#### [What to produce]
Retype only the lines running from the line that contains "Rebuild this chart" to the line that contains "12, 9, 12, 21]", inclusive, and leave the pictures behind.

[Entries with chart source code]
··········
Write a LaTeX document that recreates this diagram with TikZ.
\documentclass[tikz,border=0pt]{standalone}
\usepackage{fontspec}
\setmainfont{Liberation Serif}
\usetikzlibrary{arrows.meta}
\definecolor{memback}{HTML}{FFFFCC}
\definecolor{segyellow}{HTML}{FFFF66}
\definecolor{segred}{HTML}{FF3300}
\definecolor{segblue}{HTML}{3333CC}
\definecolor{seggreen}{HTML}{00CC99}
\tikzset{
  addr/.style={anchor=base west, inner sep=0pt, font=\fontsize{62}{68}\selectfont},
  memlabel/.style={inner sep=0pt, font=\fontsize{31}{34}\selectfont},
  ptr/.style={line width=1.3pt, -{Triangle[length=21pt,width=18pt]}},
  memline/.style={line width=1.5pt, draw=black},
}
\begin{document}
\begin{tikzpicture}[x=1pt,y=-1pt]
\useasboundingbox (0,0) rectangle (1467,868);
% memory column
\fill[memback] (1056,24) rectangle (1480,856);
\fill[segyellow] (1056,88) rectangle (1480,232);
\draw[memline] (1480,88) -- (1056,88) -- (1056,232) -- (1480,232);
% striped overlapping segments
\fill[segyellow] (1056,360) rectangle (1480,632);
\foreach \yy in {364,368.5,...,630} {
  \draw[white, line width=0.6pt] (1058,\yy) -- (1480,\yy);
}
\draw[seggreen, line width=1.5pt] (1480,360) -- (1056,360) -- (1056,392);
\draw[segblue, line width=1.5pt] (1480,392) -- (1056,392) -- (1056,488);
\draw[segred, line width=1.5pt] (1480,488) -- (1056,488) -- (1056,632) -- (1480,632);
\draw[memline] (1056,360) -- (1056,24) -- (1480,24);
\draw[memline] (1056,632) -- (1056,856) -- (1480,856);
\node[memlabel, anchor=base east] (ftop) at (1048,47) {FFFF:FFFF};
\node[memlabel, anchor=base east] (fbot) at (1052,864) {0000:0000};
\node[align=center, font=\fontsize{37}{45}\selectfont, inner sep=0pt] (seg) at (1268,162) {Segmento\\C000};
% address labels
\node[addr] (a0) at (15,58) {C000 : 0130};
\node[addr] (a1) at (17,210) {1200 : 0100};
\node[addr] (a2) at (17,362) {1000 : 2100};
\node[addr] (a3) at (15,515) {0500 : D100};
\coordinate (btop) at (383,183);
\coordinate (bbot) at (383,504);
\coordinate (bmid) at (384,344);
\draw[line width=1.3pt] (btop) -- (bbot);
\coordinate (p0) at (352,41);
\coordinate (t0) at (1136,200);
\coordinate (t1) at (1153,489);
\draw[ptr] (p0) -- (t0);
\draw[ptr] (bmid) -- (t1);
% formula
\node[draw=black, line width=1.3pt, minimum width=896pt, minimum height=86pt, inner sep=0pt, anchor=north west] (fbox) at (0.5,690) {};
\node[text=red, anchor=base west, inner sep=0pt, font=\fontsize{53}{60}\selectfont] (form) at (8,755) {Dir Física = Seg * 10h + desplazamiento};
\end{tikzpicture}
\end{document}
··········
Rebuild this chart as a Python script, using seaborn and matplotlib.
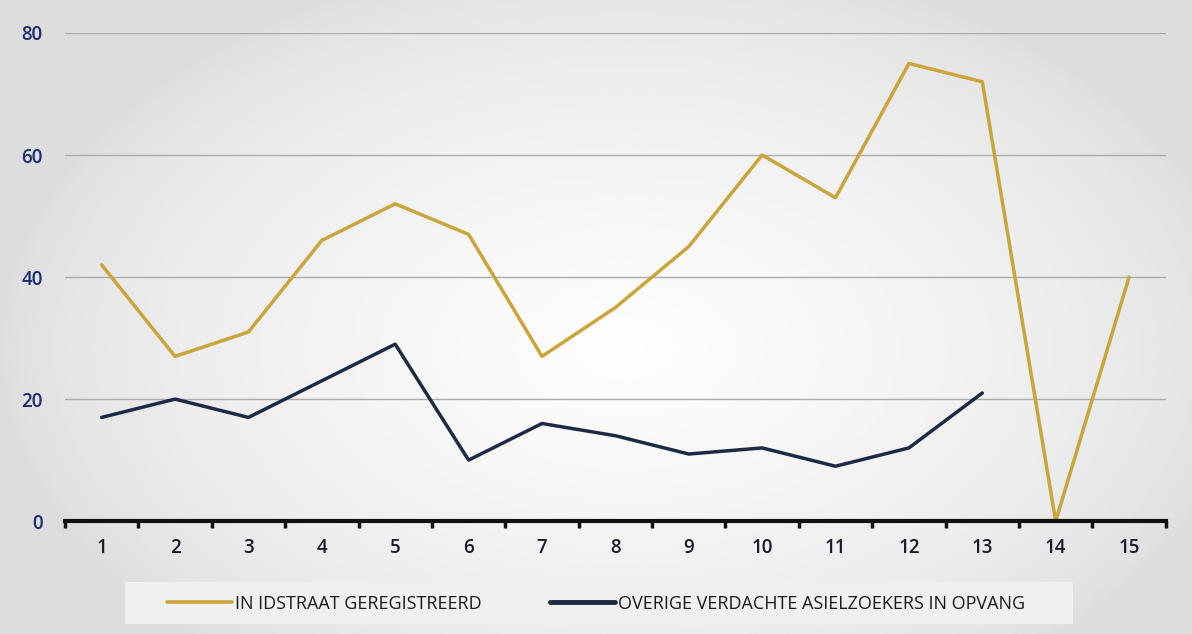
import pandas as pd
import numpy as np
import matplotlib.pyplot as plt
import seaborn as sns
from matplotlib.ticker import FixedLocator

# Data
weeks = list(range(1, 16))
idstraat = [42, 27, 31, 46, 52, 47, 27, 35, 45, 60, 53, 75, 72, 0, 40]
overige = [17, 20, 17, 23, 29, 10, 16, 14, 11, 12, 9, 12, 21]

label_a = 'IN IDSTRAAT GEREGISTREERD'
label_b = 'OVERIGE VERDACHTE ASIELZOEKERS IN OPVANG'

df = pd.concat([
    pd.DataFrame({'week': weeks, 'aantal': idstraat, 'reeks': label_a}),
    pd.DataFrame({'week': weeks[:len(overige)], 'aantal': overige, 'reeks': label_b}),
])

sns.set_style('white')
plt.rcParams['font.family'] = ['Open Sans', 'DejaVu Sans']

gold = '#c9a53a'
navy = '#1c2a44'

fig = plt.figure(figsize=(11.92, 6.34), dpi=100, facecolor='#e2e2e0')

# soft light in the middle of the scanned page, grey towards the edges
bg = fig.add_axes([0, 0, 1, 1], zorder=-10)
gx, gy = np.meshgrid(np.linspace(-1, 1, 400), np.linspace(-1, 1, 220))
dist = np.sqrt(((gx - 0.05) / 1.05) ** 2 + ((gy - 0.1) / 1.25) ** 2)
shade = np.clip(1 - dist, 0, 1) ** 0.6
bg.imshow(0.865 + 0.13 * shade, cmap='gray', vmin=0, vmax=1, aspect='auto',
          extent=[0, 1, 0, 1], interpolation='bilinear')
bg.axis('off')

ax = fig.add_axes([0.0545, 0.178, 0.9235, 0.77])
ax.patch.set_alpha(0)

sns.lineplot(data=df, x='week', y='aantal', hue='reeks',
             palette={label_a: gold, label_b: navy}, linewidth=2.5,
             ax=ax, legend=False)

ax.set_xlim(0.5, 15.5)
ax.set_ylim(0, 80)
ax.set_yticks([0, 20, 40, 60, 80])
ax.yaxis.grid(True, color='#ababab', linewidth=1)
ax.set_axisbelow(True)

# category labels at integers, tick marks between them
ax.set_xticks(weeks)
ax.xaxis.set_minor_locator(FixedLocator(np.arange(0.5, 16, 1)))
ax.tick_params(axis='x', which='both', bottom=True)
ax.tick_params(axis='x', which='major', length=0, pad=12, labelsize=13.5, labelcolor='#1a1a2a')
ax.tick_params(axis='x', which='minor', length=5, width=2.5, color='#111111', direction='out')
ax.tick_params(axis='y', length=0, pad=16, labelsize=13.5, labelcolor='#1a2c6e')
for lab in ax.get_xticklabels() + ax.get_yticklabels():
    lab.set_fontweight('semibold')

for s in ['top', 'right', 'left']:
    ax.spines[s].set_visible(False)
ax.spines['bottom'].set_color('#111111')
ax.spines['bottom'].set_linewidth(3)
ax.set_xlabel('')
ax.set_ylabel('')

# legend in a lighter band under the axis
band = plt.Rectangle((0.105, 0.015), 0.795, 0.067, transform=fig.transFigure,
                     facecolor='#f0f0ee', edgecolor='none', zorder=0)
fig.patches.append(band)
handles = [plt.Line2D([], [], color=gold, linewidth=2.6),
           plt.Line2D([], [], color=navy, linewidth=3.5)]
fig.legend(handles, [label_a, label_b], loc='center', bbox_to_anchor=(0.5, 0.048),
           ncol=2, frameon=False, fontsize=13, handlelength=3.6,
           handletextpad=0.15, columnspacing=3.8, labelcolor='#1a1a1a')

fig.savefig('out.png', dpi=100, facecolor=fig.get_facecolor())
··········
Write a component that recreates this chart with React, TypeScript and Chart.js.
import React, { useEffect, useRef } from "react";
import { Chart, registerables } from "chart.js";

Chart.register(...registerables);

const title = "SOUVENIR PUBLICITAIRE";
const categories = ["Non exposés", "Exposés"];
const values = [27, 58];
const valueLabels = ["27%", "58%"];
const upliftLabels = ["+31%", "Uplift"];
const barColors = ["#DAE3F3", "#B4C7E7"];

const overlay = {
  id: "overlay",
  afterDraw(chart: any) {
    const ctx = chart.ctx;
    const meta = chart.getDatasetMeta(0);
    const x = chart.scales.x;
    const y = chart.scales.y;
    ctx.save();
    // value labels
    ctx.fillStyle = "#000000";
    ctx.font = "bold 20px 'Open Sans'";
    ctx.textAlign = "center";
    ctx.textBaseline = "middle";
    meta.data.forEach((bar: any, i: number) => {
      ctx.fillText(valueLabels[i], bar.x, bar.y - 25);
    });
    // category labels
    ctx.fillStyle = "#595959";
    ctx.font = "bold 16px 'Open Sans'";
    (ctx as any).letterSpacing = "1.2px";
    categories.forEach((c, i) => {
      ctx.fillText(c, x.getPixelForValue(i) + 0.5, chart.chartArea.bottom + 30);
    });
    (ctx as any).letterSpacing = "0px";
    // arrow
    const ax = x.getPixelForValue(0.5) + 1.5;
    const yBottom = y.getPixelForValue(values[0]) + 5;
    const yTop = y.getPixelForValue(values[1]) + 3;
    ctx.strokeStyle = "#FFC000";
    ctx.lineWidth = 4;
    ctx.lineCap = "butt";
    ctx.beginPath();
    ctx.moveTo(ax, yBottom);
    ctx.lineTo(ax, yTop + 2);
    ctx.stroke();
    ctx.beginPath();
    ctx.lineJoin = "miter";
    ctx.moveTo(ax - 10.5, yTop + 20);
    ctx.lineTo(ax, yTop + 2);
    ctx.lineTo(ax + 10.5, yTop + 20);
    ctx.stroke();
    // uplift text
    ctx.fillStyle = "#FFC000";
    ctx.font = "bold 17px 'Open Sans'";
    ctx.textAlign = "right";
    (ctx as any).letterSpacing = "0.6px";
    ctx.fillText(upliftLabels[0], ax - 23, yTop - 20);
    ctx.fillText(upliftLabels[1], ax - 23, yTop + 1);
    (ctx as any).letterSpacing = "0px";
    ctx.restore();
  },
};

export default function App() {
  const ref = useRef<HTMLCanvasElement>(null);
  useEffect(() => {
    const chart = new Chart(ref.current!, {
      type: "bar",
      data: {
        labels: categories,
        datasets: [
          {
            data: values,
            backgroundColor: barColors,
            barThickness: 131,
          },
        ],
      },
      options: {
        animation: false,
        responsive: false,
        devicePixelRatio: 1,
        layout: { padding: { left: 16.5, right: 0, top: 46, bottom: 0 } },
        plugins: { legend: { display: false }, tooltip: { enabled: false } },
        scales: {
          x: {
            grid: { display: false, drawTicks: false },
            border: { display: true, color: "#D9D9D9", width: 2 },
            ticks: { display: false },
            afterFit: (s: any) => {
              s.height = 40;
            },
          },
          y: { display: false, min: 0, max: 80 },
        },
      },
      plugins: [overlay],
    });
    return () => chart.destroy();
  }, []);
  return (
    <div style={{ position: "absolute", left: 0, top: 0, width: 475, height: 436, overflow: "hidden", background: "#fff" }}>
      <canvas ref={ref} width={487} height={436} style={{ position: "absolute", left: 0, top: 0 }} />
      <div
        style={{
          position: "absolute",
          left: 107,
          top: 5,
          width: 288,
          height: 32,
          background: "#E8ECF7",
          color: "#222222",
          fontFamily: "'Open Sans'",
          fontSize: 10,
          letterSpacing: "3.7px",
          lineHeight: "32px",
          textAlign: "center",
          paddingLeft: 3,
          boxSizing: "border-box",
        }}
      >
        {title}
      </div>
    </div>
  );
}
··········
#### [Result for this exercise]
Rebuild this chart as a Python script, using seaborn and matplotlib.
import pandas as pd
import numpy as np
import matplotlib.pyplot as plt
import seaborn as sns
from matplotlib.ticker import FixedLocator

# Data
weeks = list(range(1, 16))
idstraat = [42, 27, 31, 46, 52, 47, 27, 35, 45, 60, 53, 75, 72, 0, 40]
overige = [17, 20, 17, 23, 29, 10, 16, 14, 11, 12, 9, 12, 21]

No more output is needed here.